Freeing [our bodies] : Jean-François Bory

 

 

« Ainsi vous aimez la poésie, jeune homme ? » :  la question émane d’une nouvelle de Katherine  Mansfield Récits d’une cour, tirée du beau volume d’inédits publié par les éditions du Chemin de Fer en janvier 2020, Le pin, les moineaux, et toi et moi.

Un poète empêché socialement dans son désir d’écrire autant qu’il le voudrait rencontre, par un  hasard providentiel, un vieil homme qui s’assoit à côté de lui sur un banc. Le vieillard déplie avec mille précautions un paquet contenant un livre précieux. Le poète en puissance dérobe l’ouvrage y voyant une occasion d’améliorer sa situation et de se vouer librement à sa passion. On ne dira pas ce qu’il advient le matin venu…

Ce conte n’est pas une mauvaise introduction à l’œuvre de J.-F. Bory animée par une passion cardinale : le livre. Après l’importante monographie publiée l’an passé sous la houlette de Jacques Donguy aux Presses du réel / A.D.L.M.N., la revue FREEING [Our Bodies] dirigée par Yoann Sarrat consacre un numéro d’hommage à  cet auteur d’une œuvre polymorphe (poésies, récits, films, performances, sculptures… mais cet alignement de termes si restrictifs est un peu idiot) et, ce n’est pas secondaire, réjouissante.

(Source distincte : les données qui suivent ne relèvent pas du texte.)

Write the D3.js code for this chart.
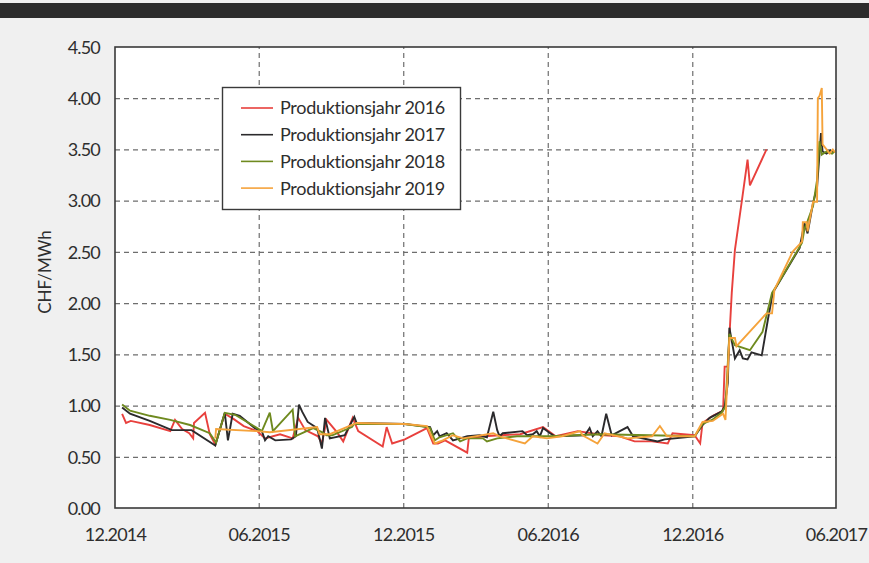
<!DOCTYPE html>
<html><head><meta charset="utf-8">
<script src="https://cdn.jsdelivr.net/npm/d3@7"></script>
<style>
html,body{margin:0;padding:0;background:#efefef;}
svg{display:block;}
text{font-family:Lato,"Noto Sans",sans-serif;fill:#2e2e2e;}
</style></head>
<body><svg id="c" width="869" height="563"></svg>
<script>
const yTicks = [0, 0.5, 1, 1.5, 2, 2.5, 3, 3.5, 4, 4.5];
const xTickDates = ["2014-12-01","2015-06-01","2015-12-01","2016-06-01","2016-12-01","2017-06-01"];
const seriesNames = ["Produktionsjahr 2016","Produktionsjahr 2017","Produktionsjahr 2018","Produktionsjahr 2019"];
const seriesColors = ["#e8403d","#2b2a2c","#6f8a1f","#f5a33b"];

const p2016 = [
["2014-12-10",0.92],["2014-12-15",0.83],["2014-12-21",0.85],["2015-01-14",0.81],["2015-02-09",0.75],["2015-02-15",0.86],
["2015-02-24",0.77],["2015-03-05",0.73],["2015-03-10",0.68],["2015-03-11",0.83],["2015-03-25",0.93],["2015-03-31",0.72],
["2015-04-07",0.62],["2015-04-19",0.92],["2015-04-30",0.87],["2015-05-13",0.80],["2015-05-30",0.75],["2015-06-09",0.68],
["2015-06-28",0.72],["2015-07-14",0.68],["2015-07-21",0.88],["2015-07-30",0.76],["2015-08-15",0.70],["2015-08-20",0.63],
["2015-08-26",0.86],["2015-09-08",0.74],["2015-09-16",0.65],["2015-09-28",0.88],["2015-10-05",0.75],["2015-11-05",0.60],
["2015-11-10",0.79],["2015-11-17",0.63],["2015-12-03",0.67],["2015-12-31",0.78],["2016-01-08",0.63],["2016-01-14",0.63],
["2016-01-23",0.66],["2016-02-20",0.54],["2016-02-22",0.68],["2016-03-13",0.70],["2016-04-01",0.71],["2016-04-27",0.72],
["2016-05-26",0.79],["2016-06-11",0.70],["2016-07-09",0.75],["2016-08-12",0.71],["2016-08-31",0.70],["2016-09-19",0.65],
["2016-10-11",0.65],["2016-10-31",0.63],["2016-11-06",0.73],["2016-12-04",0.71],["2016-12-11",0.63],["2016-12-14",0.83],
["2016-12-27",0.90],["2017-01-09",0.95],["2017-01-11",1.38],["2017-01-15",1.38],["2017-01-20",2.10],["2017-01-24",2.52],
["2017-02-02",3.01],["2017-02-09",3.40],["2017-02-12",3.15],["2017-03-05",3.50]
];
const p2017 = [
["2014-12-10",0.98],["2014-12-20",0.92],["2015-01-14",0.85],["2015-02-11",0.76],["2015-03-08",0.76],["2015-04-07",0.61],
["2015-04-19",0.93],["2015-04-23",0.66],["2015-04-29",0.92],["2015-05-08",0.90],["2015-05-27",0.78],["2015-06-05",0.75],
["2015-06-09",0.66],["2015-06-13",0.70],["2015-06-22",0.66],["2015-07-12",0.67],["2015-07-18",0.70],["2015-07-22",1.01],
["2015-07-26",0.94],["2015-08-02",0.84],["2015-08-14",0.78],["2015-08-20",0.58],["2015-08-24",0.88],["2015-08-30",0.68],
["2015-09-18",0.71],["2015-09-30",0.89],["2015-10-03",0.83],["2015-12-03",0.82],["2016-01-04",0.79],["2016-01-08",0.71],
["2016-01-13",0.75],["2016-01-16",0.70],["2016-01-25",0.73],["2016-02-02",0.66],["2016-02-11",0.68],["2016-02-20",0.70],
["2016-03-07",0.71],["2016-03-16",0.69],["2016-03-24",0.94],["2016-03-29",0.76],["2016-04-01",0.70],["2016-04-05",0.73],
["2016-04-30",0.75],["2016-05-06",0.71],["2016-05-13",0.72],["2016-05-18",0.75],["2016-05-22",0.70],["2016-05-26",0.78],
["2016-06-04",0.73],["2016-06-10",0.70],["2016-07-18",0.71],["2016-07-24",0.78],["2016-07-28",0.70],["2016-08-03",0.75],
["2016-08-08",0.70],["2016-08-14",0.92],["2016-08-21",0.71],["2016-09-10",0.79],["2016-09-17",0.70],["2016-10-18",0.65],
["2016-10-27",0.67],["2016-12-04",0.70],["2016-12-14",0.81],["2016-12-23",0.88],["2017-01-07",0.94],["2017-01-11",0.99],
["2017-01-15",1.22],["2017-01-17",1.76],["2017-01-24",1.46],["2017-01-30",1.54],["2017-02-03",1.46],["2017-02-09",1.45],
["2017-02-14",1.52],["2017-02-27",1.49],["2017-03-07",1.85],["2017-03-13",2.10],["2017-04-16",2.54],["2017-04-22",2.78],
["2017-04-26",2.68],["2017-05-03",2.98],["2017-05-08",3.13],["2017-05-13",3.66],["2017-05-15",3.48],["2017-05-20",3.46],
["2017-05-25",3.49],["2017-05-30",3.47]
];
const p2018 = [
["2014-12-10",1.01],["2014-12-20",0.95],["2015-01-14",0.90],["2015-02-09",0.86],["2015-03-06",0.81],["2015-03-31",0.73],
["2015-04-08",0.64],["2015-04-19",0.93],["2015-05-02",0.91],["2015-05-30",0.78],["2015-06-05",0.75],["2015-06-15",0.93],
["2015-06-19",0.75],["2015-07-14",0.96],["2015-07-17",0.70],["2015-08-09",0.78],["2015-08-20",0.74],["2015-08-26",0.71],
["2015-09-02",0.71],["2015-09-27",0.79],["2015-09-30",0.82],["2015-12-03",0.82],["2015-12-31",0.79],["2016-01-04",0.78],
["2016-01-10",0.66],["2016-01-16",0.69],["2016-02-02",0.73],["2016-02-11",0.65],["2016-02-20",0.68],["2016-03-11",0.68],
["2016-03-16",0.65],["2016-03-29",0.68],["2016-04-23",0.70],["2016-06-04",0.70],["2016-08-06",0.72],["2016-10-08",0.71],
["2016-12-04",0.70],["2016-12-14",0.82],["2016-12-26",0.86],["2017-01-07",0.93],["2017-01-12",0.99],["2017-01-17",1.70],
["2017-01-24",1.59],["2017-02-12",1.54],["2017-02-28",1.72],["2017-03-12",2.10],["2017-03-22",2.22],["2017-04-19",2.59],
["2017-04-22",2.72],["2017-04-26",2.80],["2017-05-03",2.95],["2017-05-08",3.20],["2017-05-11",3.58],["2017-05-14",3.45],
["2017-05-20",3.48],["2017-05-27",3.46],["2017-05-30",3.48]
];
const p2019 = [
["2015-04-07",0.68],["2015-04-08",0.77],["2015-05-30",0.75],["2015-06-15",0.74],["2015-08-14",0.79],["2015-08-17",0.72],
["2015-08-30",0.72],["2015-10-03",0.83],["2015-12-03",0.82],["2015-12-31",0.80],["2016-01-10",0.63],["2016-01-20",0.66],
["2016-02-02",0.71],["2016-02-15",0.68],["2016-03-24",0.73],["2016-04-01",0.70],["2016-05-03",0.63],["2016-05-13",0.70],
["2016-05-31",0.68],["2016-06-19",0.70],["2016-07-12",0.75],["2016-07-15",0.71],["2016-08-03",0.63],["2016-08-12",0.73],
["2016-09-10",0.68],["2016-10-11",0.70],["2016-10-21",0.80],["2016-10-30",0.70],["2016-12-04",0.70],["2016-12-14",0.84],
["2016-12-27",0.85],["2017-01-09",0.92],["2017-01-12",0.86],["2017-01-17",1.66],["2017-01-24",1.66],["2017-01-26",1.58],
["2017-03-05",1.90],["2017-03-12",1.90],["2017-03-15",2.13],["2017-04-07",2.50],["2017-04-19",2.60],["2017-04-20",2.79],
["2017-04-25",2.79],["2017-04-26",2.70],["2017-05-03",2.99],["2017-05-08",2.99],["2017-05-09",4.00],["2017-05-11",4.02],
["2017-05-14",4.10],["2017-05-15",3.55],["2017-05-20",3.50],["2017-05-24",3.46],["2017-05-28",3.50],["2017-05-31",3.47]
];
const allSeries = [p2016, p2017, p2018, p2019];

const parse = d3.timeParse("%Y-%m-%d");
const svg = d3.select("#c");
const M = {left:115, top:47, right:836, bottom:508};

svg.append("rect").attr("x",0).attr("y",0).attr("width",869).attr("height",563).attr("fill","#f0f0f0");
svg.append("rect").attr("x",0).attr("y",3).attr("width",869).attr("height",15).attr("fill","#2c2c2c");
svg.append("rect").attr("x",M.left).attr("y",M.top).attr("width",M.right-M.left).attr("height",M.bottom-M.top).attr("fill","#ffffff");

const x = d3.scaleTime().domain([parse(xTickDates[0]), parse(xTickDates[xTickDates.length-1])]).range([M.left, M.right]);
const y = d3.scaleLinear().domain([0, 4.5]).range([M.bottom, M.top]);

// grid
const gy = svg.append("g").attr("transform",`translate(${M.left},0)`)
  .call(d3.axisLeft(y).tickValues(yTicks.slice(1, -1)).tickSize(-(M.right-M.left)).tickFormat(""));
gy.select(".domain").remove();
gy.selectAll("line").attr("stroke","#6e6e6e").attr("stroke-width",1.2).attr("stroke-dasharray","5,4");
const gx = svg.append("g").attr("transform",`translate(0,${M.bottom})`)
  .call(d3.axisBottom(x).tickValues(xTickDates.slice(1,-1).map(parse)).tickSize(-(M.bottom-M.top)).tickFormat(""));
gx.select(".domain").remove();
gx.selectAll("line").attr("stroke","#6e6e6e").attr("stroke-width",1.2).attr("stroke-dasharray","5,4");

// lines
const line = d3.line().x(d => x(parse(d[0]))).y(d => y(d[1]));
allSeries.forEach((s,i) => {
  svg.append("path").datum(s).attr("d",line).attr("fill","none")
    .attr("stroke",seriesColors[i]).attr("stroke-width",1.9).attr("stroke-linejoin","miter").attr("stroke-miterlimit",3);
});

// frame
svg.append("rect").attr("x",M.left).attr("y",M.top).attr("width",M.right-M.left).attr("height",M.bottom-M.top)
  .attr("fill","none").attr("stroke","#3a3a3a").attr("stroke-width",1.6);

// y axis labels
const ya = svg.append("g").attr("transform",`translate(${M.left-12},0)`)
  .call(d3.axisLeft(y).tickValues(yTicks).tickSize(0).tickFormat(d3.format(".2f")));
ya.select(".domain").remove();
ya.selectAll("text").attr("font-size",18).attr("letter-spacing","-0.8").attr("fill","#2e2e2e")
  .style("font-family","Lato, sans-serif").attr("dy","0.35em");

// x axis labels
const xa = svg.append("g").attr("transform",`translate(0,${M.bottom+17})`)
  .call(d3.axisBottom(x).tickValues(xTickDates.map(parse)).tickSize(0).tickFormat(d3.timeFormat("%m.%Y")));
xa.select(".domain").remove();
xa.selectAll("text").attr("font-size",18).attr("letter-spacing","-0.8").attr("fill","#2e2e2e")
  .style("font-family","Lato, sans-serif");

// y title
svg.append("text").attr("transform","translate(51,272) rotate(-90)").attr("text-anchor","middle")
  .attr("font-size",17).text("CHF/MWh");

// legend
const lg = svg.append("g");
lg.append("rect").attr("x",222.5).attr("y",87.5).attr("width",238).attr("height",122)
  .attr("fill","#ffffff").attr("stroke","#3a3a3a").attr("stroke-width",1.4);
seriesNames.forEach((n,i) => {
  const cy = 108 + i*26.7;
  lg.append("line").attr("x1",241).attr("x2",273).attr("y1",cy).attr("y2",cy)
    .attr("stroke",seriesColors[i]).attr("stroke-width",1.6);
  lg.append("text").attr("x",280).attr("y",cy).attr("dy","0.36em").attr("font-size",18)
    .attr("letter-spacing","-0.3").text(n);
});
</script></body></html>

Une quarantaine de ses lecteurs assidus se retrouvent dans les pages de Freeing [our Bodies] pour célébrer qui ? quoi ? Un individu (c’est-à-dire un être pluriel) dont l’énergie désirante s’est immédiatement détournée de ce qu’il appelle le « courant central, la rue centrale » de la littérature pour regarder ailleurs, lui qui venait d’Orient : par delà Saint-Germain-des-Près, du côté d’une poésie se revendiquant d’avant-garde, parce qu’elle entend faire du langage un usage qui était celui des avant-gardes historiques à commencer par dada  : « montrer le monde actuel », précise Bory. Cette préoccupation a également engendré sa frénésie revuiste dont il raconte les prémices dans la transcription d’une captivante conférence prononcée au Cipm, le 25 septembre 1999. Et elle s’achève par ces mots : « mon objet d’identification, c’est le livre, et c’est le texte dans le livre. »

 

Toute l’œuvre de Bory le démontre avec A A A AAAART depuis la fin des années 60.